In its latest ESG report, Hershey announces the launch of its new human rights framework, the Human Rights Impact Pathway. “Human rights issues must be addressed through a comprehensive approach that gets to the root of systemic issues,” says Maddy Eldredge, Human Rights Analyst, Global Sustainability and ESG. To that end, in spring 2023, the chocolate company launched its Hershey Income Accelerator Program (HIAP). Designed to improve farmer income and livelihoods, the company has given its first cash transfers to 1,850 cocoa farmers. Better financial support for cocoa farmers is part of Hershey’s aim to encourage more sustainable farming practices.

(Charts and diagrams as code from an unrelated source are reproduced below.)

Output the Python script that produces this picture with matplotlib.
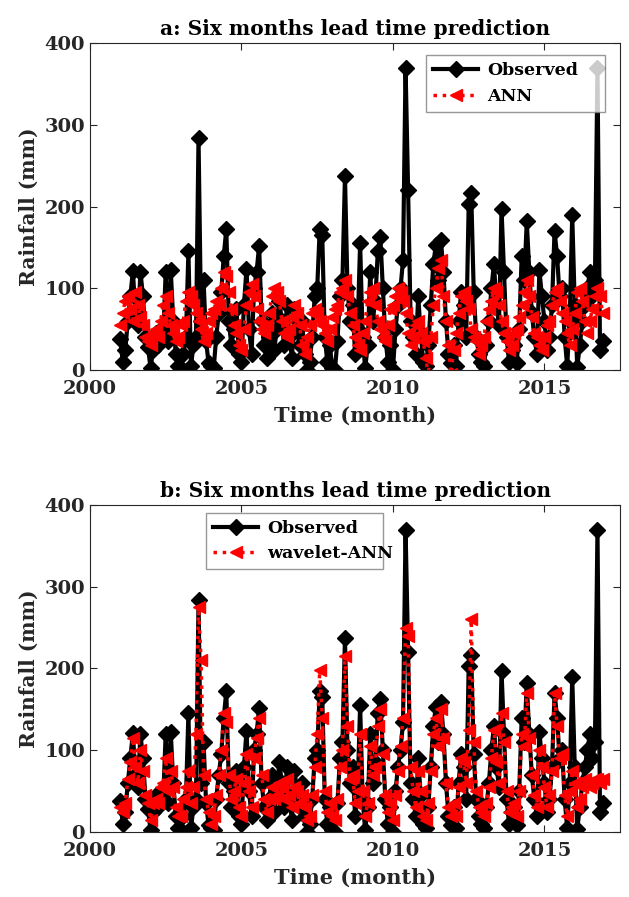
import numpy as np
import matplotlib
matplotlib.use('Agg')
import matplotlib.pyplot as plt

# monthly values, Jan 2001 .. Dec 2016
observed = [
    38, 10, 25, 60, 90, 121, 70, 55, 120, 90, 40, 28,
    2, 25, 45, 30, 50, 40, 120, 35, 122, 60, 20, 5,
    3, 20, 40, 145, 5, 30, 40, 284, 60, 110, 35, 8,
    5, 2, 40, 70, 95, 140, 172, 60, 30, 50, 75, 20,
    10, 80, 124, 50, 20, 100, 120, 152, 60, 30, 15, 40,
    70, 25, 50, 85, 60, 30, 80, 40, 15, 75, 50, 30,
    60, 20, 0, 10, 40, 90, 100, 172, 165, 40, 10, 30,
    2, 0, 35, 90, 110, 237, 100, 60, 80, 20, 50, 155,
    40, 2, 30, 120, 60, 85, 145, 163, 100, 40, 10, 30,
    0, 50, 80, 100, 135, 370, 220, 60, 40, 20, 90, 45,
    10, 5, 30, 80, 130, 153, 110, 159, 120, 60, 20, 8,
    30, 5, 60, 95, 80, 40, 203, 216, 95, 40, 20, 10,
    5, 30, 60, 100, 130, 80, 55, 197, 120, 40, 10, 25,
    30, 8, 50, 140, 110, 182, 120, 70, 40, 20, 122, 90,
    60, 25, 40, 80, 170, 140, 90, 100, 40, 5, 60, 190,
    80, 4, 30, 60, 80, 100, 120, 90, 110, 370, 25, 35,
]
ann = [
    55, 70, 85, 90, 75, 60, 95, 80, 65, 55, 40, 35,
    30, 45, 50, 40, 60, 80, 90, 70, 55, 45, 35, 40,
    55, 60, 85, 95, 90, 80, 70, 60, 50, 35, 45, 60,
    70, 75, 85, 80, 100, 120, 115, 95, 75, 55, 45, 30,
    25, 50, 80, 95, 105, 90, 75, 60, 50, 45, 55, 70,
    90, 100, 95, 85, 60, 45, 40, 50, 65, 80, 70, 55,
    30, 20, 40, 55, 70, 75, 70, 60, 55, 45, 35, 50,
    65, 75, 80, 95, 100, 110, 90, 70, 55, 40, 30, 25,
    45, 60, 85, 95, 100, 80, 60, 50, 40, 35, 55, 75,
    80, 90, 100, 95, 85, 70, 45, 30, 40, 55, 60, 45,
    35, 15, -8, 40, 80, 100, 125, 135, 90, 60, 30, -5,
    25, 45, 70, 90, 95, 85, 75, 50, 40, 35, 20, 30,
    40, 60, 75, 85, 100, 95, 80, 60, 45, 35, 25, 30,
    45, 50, 65, 80, 95, 110, 90, 65, 45, 40, 30, 25,
    40, 55, 60, 80, 95, 100, 85, 70, 60, 45, 30, 50,
    70, 95, 100, 85, 60, 45, 60, 75, 90, 100, 90, 70,
]
wavelet_ann = [
    30, 25, 35, 65, 85, 115, 80, 60, 100, 75, 45, 35,
    15, 35, 40, 35, 55, 60, 90, 50, 75, 55, 30, 20,
    20, 40, 55, 75, 35, 55, 120, 275, 210, 70, 40, 25,
    10, 20, 45, 70, 100, 145, 135, 70, 40, 50, 65, 30,
    20, 60, 95, 50, 30, 90, 115, 140, 70, 40, 25, 40,
    55, 40, 45, 60, 55, 40, 65, 45, 30, 55, 50, 35,
    45, 30, 15, 20, 45, 80, 120, 198, 140, 50, 25, 35,
    20, 15, 40, 80, 100, 215, 130, 65, 70, 35, 50, 120,
    50, 20, 35, 105, 70, 80, 130, 150, 95, 45, 25, 35,
    15, 45, 75, 105, 140, 250, 240, 80, 50, 30, 75, 50,
    20, 15, 35, 75, 120, 140, 105, 150, 115, 60, 30, 20,
    35, 20, 55, 90, 85, 60, 125, 260, 110, 50, 30, 25,
    20, 35, 55, 90, 125, 85, 60, 145, 110, 50, 25, 30,
    35, 20, 50, 120, 105, 170, 115, 70, 45, 30, 100, 80,
    55, 30, 45, 75, 170, 130, 90, 95, 45, 20, 50, 75,
    60, 30, 40, 55, 65, 60, 55, 60, 65, 65, 60, 65,
]
t = 2001 + np.arange(len(observed)) / 12.0

plt.rcParams['font.family'] = ['DejaVu Serif']
plt.rcParams['font.weight'] = 'bold'
txt = '#262626'

fig = plt.figure(figsize=(6.29, 8.97), dpi=100)
ax1 = fig.add_axes([0.143, 0.5875, 0.843, 0.3645])
ax2 = fig.add_axes([0.143, 0.0725, 0.843, 0.3645])

panels = [(ax1, ann, 'ANN', 'a: Six months lead time prediction',
           (0.634, 0.785, 0.338, 0.178)),
          (ax2, wavelet_ann, 'wavelet-ANN', 'b: Six months lead time prediction',
           (0.219, 0.808, 0.334, 0.168))]

for ax, pred, name, title, legbox in panels:
    ax.plot(t, observed, color='black', lw=3, marker='D', ms=8, label='Observed')
    ax.plot(t, pred, color='red', lw=2.5, ls=':', marker='<', ms=9, label=name)
    ax.set_xlim(2000, 2017.5)
    ax.set_ylim(0, 400)
    ax.set_xticks([2000, 2005, 2010, 2015])
    ax.set_yticks([0, 100, 200, 300, 400])
    ax.tick_params(direction='in', top=True, right=True, labelsize=14,
                   colors=txt, length=5)
    ax.tick_params(axis='x', pad=7)
    for lab in ax.get_xticklabels() + ax.get_yticklabels():
        lab.set_fontweight('bold')
    for s in ax.spines.values():
        s.set_color(txt)
    ax.set_title(title, fontsize=14.5, fontweight='bold', color='black', pad=6)
    ax.set_xlabel('Time (month)', fontsize=15, fontweight='bold', color=txt, labelpad=6)
    ax.set_ylabel('Rainfall (mm)', fontsize=14.5, fontweight='bold', color=txt)
    leg = ax.legend(fancybox=False, edgecolor='#7f7f7f', fontsize=12.5,
                    handlelength=2.6, handletextpad=0.5, borderaxespad=0,
                    loc='upper left', bbox_to_anchor=legbox, mode='expand')
    leg.get_frame().set_linewidth(1)
    for tx in leg.get_texts():
        tx.set_fontweight('bold')

fig.savefig('out.png', dpi=100)
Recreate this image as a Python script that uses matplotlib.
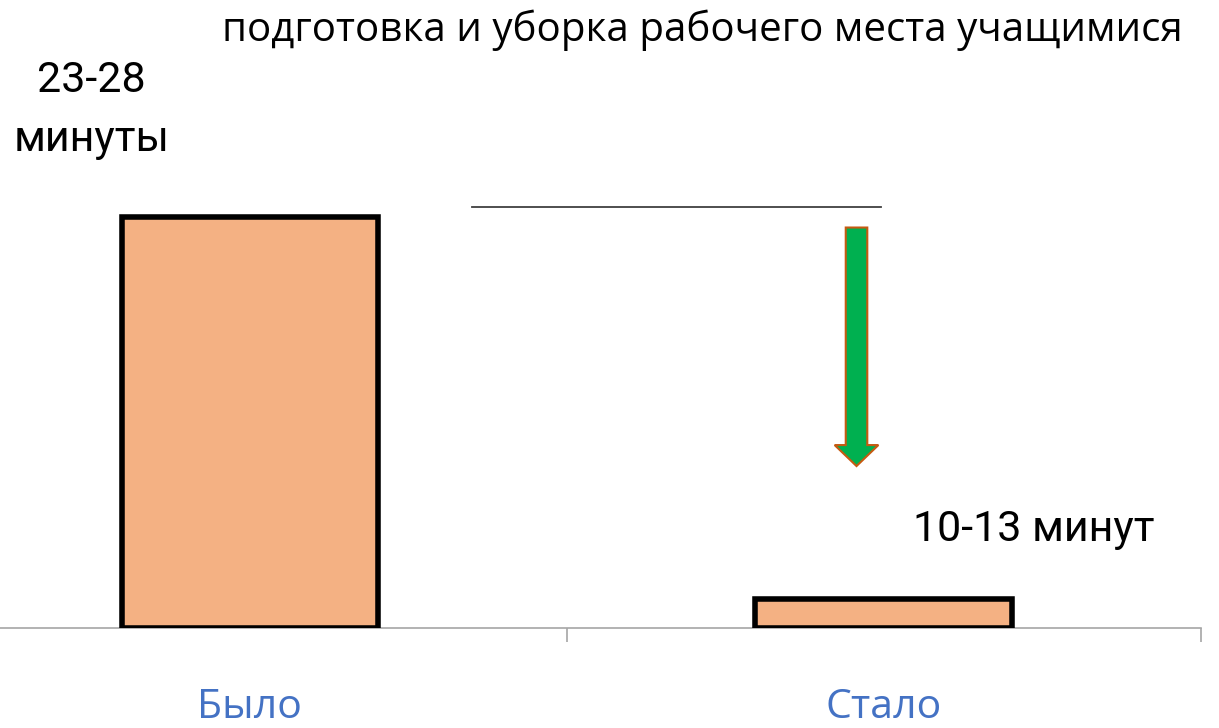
import matplotlib
matplotlib.use('Agg')
import matplotlib.pyplot as plt
from matplotlib.patches import FancyArrow

# data
categories = ['Было', 'Стало']
values = [28, 2]
value_labels = ['23-28\nминуты', '10-13 минут']
title = 'подготовка и уборка рабочего места учащимися'

BAR_COLOR = '#F4B183'
LABEL_BLUE = '#4472C4'
ARROW_GREEN = '#00B050'
ARROW_EDGE = '#C55A11'

fig = plt.figure(figsize=(12.19, 7.28), dpi=100)
# axis spills a bit past the left edge, as in the original
ax = fig.add_axes([-0.055, 0.137, 1.040, 0.863])

x = range(len(categories))
ax.bar(x, values, width=0.405, color=BAR_COLOR, edgecolor='black', linewidth=4, zorder=3)

ax.set_xlim(-0.5, 1.5)
ax.set_ylim(0, 42.8)
ax.set_yticks([])
for side in ('top', 'right', 'left'):
    ax.spines[side].set_visible(False)
ax.spines['bottom'].set_color('#A6A6A6')
ax.spines['bottom'].set_linewidth(1.2)
ax.set_xticks([0.5, 1.5], minor=True)
ax.tick_params(axis='x', which='minor', length=10, color='#A6A6A6', width=1.2)
ax.tick_params(axis='x', which='major', length=0, pad=43)
ax.set_xticks(list(x))
ax.set_xticklabels(categories, fontsize=29.5, color=LABEL_BLUE, family='Open Sans')

# value labels
ax.text(-0.25, 35.3, value_labels[0], ha='center', va='center', fontsize=31,
        family='Roboto', linespacing=1.55)
ax.text(1.236, 6.7, value_labels[1], ha='center', va='center', fontsize=31, family='Roboto')

# decorative line and the arrow
ax.plot([0.35, 0.995], [28.72, 28.72], color='#404040', linewidth=1.3)
ax.add_patch(FancyArrow(0.957, 27.3, 0, -16.25, width=0.034, head_width=0.069,
                        head_length=1.43, length_includes_head=True,
                        facecolor=ARROW_GREEN, edgecolor=ARROW_EDGE, linewidth=1.5, zorder=4))

fig.text(0.576, 0.958, title, ha='center', va='center', fontsize=29, family='Open Sans')

fig.savefig('out.png', dpi=100)
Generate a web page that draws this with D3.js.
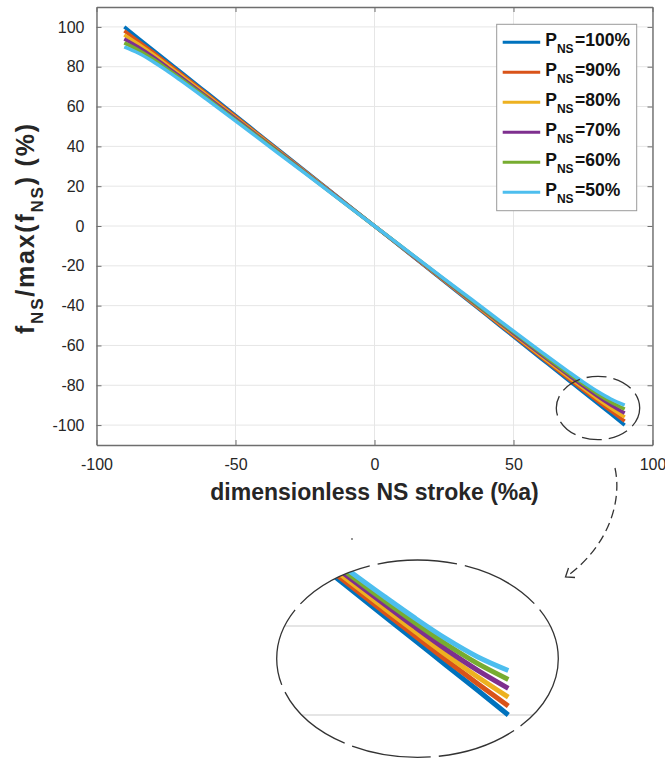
<!DOCTYPE html>
<html>
<head>
<meta charset="utf-8">
<script src="https://cdn.jsdelivr.net/npm/d3@7.9.0/dist/d3.min.js"></script>
<style>
  html, body { margin: 0; padding: 0; background: #fff; }
  svg { display: block; font-family: "Liberation Sans", Arial, sans-serif; }
</style>
</head>
<body>
<svg id="chart" width="665" height="762"></svg>
<script>
// Data
const strokeX = [-90, -85, -80, -75, -70, -60, -45, -30, -15, 0, 15, 30, 45, 60, 70, 75, 80, 85, 90];
const p100 = [100, 94.4, 88.9, 83.3, 77.8, 66.7, 50.0, 33.3, 16.7, 0, -16.7, -33.3, -50.0, -66.7, -77.8, -83.3, -88.9, -94.4, -100];
const p90 = [98.0, 92.9, 87.7, 82.3, 76.9, 66.0, 49.5, 33.0, 16.5, 0, -16.5, -33.0, -49.5, -66.0, -76.9, -82.3, -87.7, -92.9, -98.0];
const p80 = [96.0, 91.4, 86.5, 81.3, 76.0, 65.3, 49.0, 32.7, 16.3, 0, -16.3, -32.7, -49.0, -65.3, -76.0, -81.3, -86.5, -91.4, -96.0];
const p70 = [94.0, 89.9, 85.3, 80.3, 75.1, 64.6, 48.5, 32.4, 16.2, 0, -16.2, -32.4, -48.5, -64.6, -75.1, -80.3, -85.3, -89.9, -94.0];
const p60 = [92.0, 88.4, 84.1, 79.3, 74.3, 63.9, 48.0, 32.1, 16.0, 0, -16.0, -32.1, -48.0, -63.9, -74.3, -79.3, -84.1, -88.4, -92.0];
const p50 = [90.0, 86.9, 82.9, 78.3, 73.4, 63.2, 47.5, 31.7, 15.9, 0, -15.9, -31.7, -47.5, -63.2, -73.4, -78.3, -82.9, -86.9, -90.0];

const seriesLabels = ['100%', '90%', '80%', '70%', '60%', '50%'];
const seriesValues = [p100, p90, p80, p70, p60, p50];
const colors = ['#0072BD', '#D95319', '#EDB120', '#7E2F8E', '#77AC30', '#4DBEEE'];

const xTicks = [-100, -50, 0, 50, 100];
const yTicks = [-100, -80, -60, -40, -20, 0, 20, 40, 60, 80, 100];

const series = seriesLabels.map((label, i) => ({
  label,
  color: colors[i],
  points: strokeX.map((x, j) => ({ x, y: seriesValues[i][j] }))
}));

const svg = d3.select('#chart');
const textColor = '#262626';

// Main axes
const box = { left: 96.5, top: 7, right: 652.5, bottom: 445 };
const x = d3.scaleLinear().domain([-100, 100]).range([box.left, box.right]);
const y = d3.scaleLinear().domain([-110, 110]).range([box.bottom, box.top]);

// grid
svg.append('g')
  .selectAll('line')
  .data(xTicks)
  .join('line')
  .attr('x1', d => x(d)).attr('x2', d => x(d))
  .attr('y1', box.top).attr('y2', box.bottom)
  .attr('stroke', '#e6e6e6').attr('stroke-width', 1);

svg.append('g')
  .selectAll('line')
  .data(yTicks)
  .join('line')
  .attr('x1', box.left).attr('x2', box.right)
  .attr('y1', d => y(d)).attr('y2', d => y(d))
  .attr('stroke', '#e6e6e6').attr('stroke-width', 1);

// lines
const line = d3.line()
  .x(d => x(d.x))
  .y(d => y(d.y))
  .curve(d3.curveMonotoneX);

svg.append('g')
  .selectAll('path')
  .data(series)
  .join('path')
  .attr('d', d => line(d.points))
  .attr('fill', 'none')
  .attr('stroke', d => d.color)
  .attr('stroke-width', 3.5);

// axes with inward ticks on all four sides
const tickLen = 5;
const axisColor = '#6e6e6e';
const plainNum = d => String(d); // hyphen minus like the original

const bottomAxis = svg.append('g')
  .attr('transform', `translate(0,${box.bottom})`)
  .call(d3.axisBottom(x).tickValues(xTicks).tickFormat(plainNum).tickSizeInner(-tickLen).tickSizeOuter(0).tickPadding(14));
const topAxis = svg.append('g')
  .attr('transform', `translate(0,${box.top})`)
  .call(d3.axisTop(x).tickValues(xTicks).tickSizeInner(-tickLen).tickSizeOuter(0).tickFormat(''));
const leftAxis = svg.append('g')
  .attr('transform', `translate(${box.left},0)`)
  .call(d3.axisLeft(y).tickValues(yTicks).tickFormat(plainNum).tickSizeInner(-tickLen).tickSizeOuter(0).tickPadding(12));
const rightAxis = svg.append('g')
  .attr('transform', `translate(${box.right},0)`)
  .call(d3.axisRight(y).tickValues(yTicks).tickSizeInner(-tickLen).tickSizeOuter(0).tickFormat(''));

[bottomAxis, topAxis, leftAxis, rightAxis].forEach(g => {
  g.select('.domain').attr('stroke', axisColor).attr('stroke-width', 1.4);
  g.selectAll('.tick line').attr('stroke', axisColor).attr('stroke-width', 1);
  g.selectAll('.tick text')
    .attr('fill', textColor)
    .style('font-size', '16px')
    .style('font-family', '"Liberation Sans", Arial, sans-serif');
});

// axis titles
svg.append('text')
  .attr('x', x(0))
  .attr('y', 500)
  .attr('text-anchor', 'middle')
  .attr('fill', textColor)
  .style('font-size', '23px')
  .style('font-weight', 'bold')
  .text('dimensionless NS stroke (%a)');

const yLabel = svg.append('text')
  .attr('transform', 'translate(34,229) rotate(-90)')
  .attr('text-anchor', 'middle')
  .attr('textLength', 210)
  .attr('lengthAdjust', 'spacing')
  .attr('fill', textColor)
  .style('font-size', '25px')
  .style('font-weight', 'bold');
yLabel.append('tspan').text('f');
yLabel.append('tspan').attr('dy', 9).style('font-size', '17px').text('NS');
yLabel.append('tspan').attr('dy', -9).text('/max(f');
yLabel.append('tspan').attr('dy', 9).style('font-size', '17px').text('NS');
yLabel.append('tspan').attr('dy', -9).text(') (%)');

// legend
const legend = svg.append('g').attr('transform', 'translate(496.7,24.3)');
legend.append('rect')
  .attr('width', 140).attr('height', 186.4)
  .attr('fill', '#fff')
  .attr('stroke', '#9a9a9a').attr('stroke-width', 1);

const items = legend.selectAll('g')
  .data(series)
  .join('g')
  .attr('transform', (d, i) => `translate(0,${18 + i * 30})`);
items.append('line')
  .attr('x1', 6).attr('x2', 43.5)
  .attr('stroke', d => d.color).attr('stroke-width', 3);
const itemText = items.append('text')
  .attr('x', 48.5).attr('y', 3.5)
  .attr('fill', '#111')
  .style('font-size', '17.5px')
  .style('font-weight', 'bold');
itemText.append('tspan').text('P');
itemText.append('tspan').attr('dy', 7.4).style('font-size', '12px').text('NS');
itemText.append('tspan').attr('dy', -7.4).attr('dx', 1.5).text(d => '=' + d.label);

// zoom marker on the main chart
const annColor = '#333';
svg.append('ellipse')
  .attr('cx', 598).attr('cy', 408).attr('rx', 41.7).attr('ry', 31.7)
  .attr('fill', 'none').attr('stroke', annColor).attr('stroke-width', 1.3)
  .attr('stroke-dasharray', '20,7');

// curved dashed arrow
svg.append('path')
  .attr('d', 'M615,468 C622,500 610,545 566,577')
  .attr('fill', 'none').attr('stroke', annColor).attr('stroke-width', 1.3)
  .attr('stroke-dasharray', '9,5');
svg.append('path')
  .attr('d', 'M568.5,568 L565.5,577 L575,577.5')
  .attr('fill', 'none').attr('stroke', annColor).attr('stroke-width', 1.3);

// stray dot
svg.append('circle').attr('cx', 352).attr('cy', 539).attr('r', 0.9).attr('fill', '#666');

// magnified inset
const inset = { cx: 417.5, cy: 658.7, rx: 140.8, ry: 98.7 };
const ix = d3.scaleLinear().domain([60, 90]).range([322.6, 508.3]);
const iy = d3.scaleLinear().domain([-100, -80]).range([715, 626]);

svg.append('clipPath').attr('id', 'insetClip')
  .append('ellipse')
  .attr('cx', inset.cx).attr('cy', inset.cy).attr('rx', inset.rx).attr('ry', inset.ry);

const insetG = svg.append('g').attr('clip-path', 'url(#insetClip)');
insetG.selectAll('line')
  .data([-80, -100])
  .join('line')
  .attr('x1', inset.cx - inset.rx).attr('x2', inset.cx + inset.rx)
  .attr('y1', d => iy(d)).attr('y2', d => iy(d))
  .attr('stroke', '#dcdcdc').attr('stroke-width', 1.5);

const insetLine = d3.line()
  .x(d => ix(d.x))
  .y(d => iy(d.y))
  .curve(d3.curveMonotoneX);

insetG.selectAll('path')
  .data(series)
  .join('path')
  .attr('d', d => insetLine(d.points.filter(p => p.x >= 45)))
  .attr('fill', 'none')
  .attr('stroke', d => d.color)
  .attr('stroke-width', 5);

svg.append('ellipse')
  .attr('cx', inset.cx).attr('cy', inset.cy).attr('rx', inset.rx).attr('ry', inset.ry)
  .attr('fill', 'none').attr('stroke', annColor).attr('stroke-width', 1.3)
  .attr('stroke-dasharray', '80,8');
</script>
</body>
</html>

Promoting the wellbeing of children

The chocolatier has teamed up with Côte d’Ivoire’s National Oversight Committee of Actions Against Child Trafficking, Exploitation, and Child Labour (CNS) and the International Cocoa Initiative (ICI) to invest in efforts to advance children's opportunities. Hershey is funding the construction of 12 primary schools in cocoa-producing areas. In December 2023, the first of these schools was opened in Drissapé, Côte d’Ivoire.

Building a community

Within the firm’s organisational structure, Hershey has launched a new leadership development pilot programme called the LSP Leader Accelerator which is designed to promote from within. It also surpassed its 2023 target to recruit more veterans and has implemented pay transparency procedures.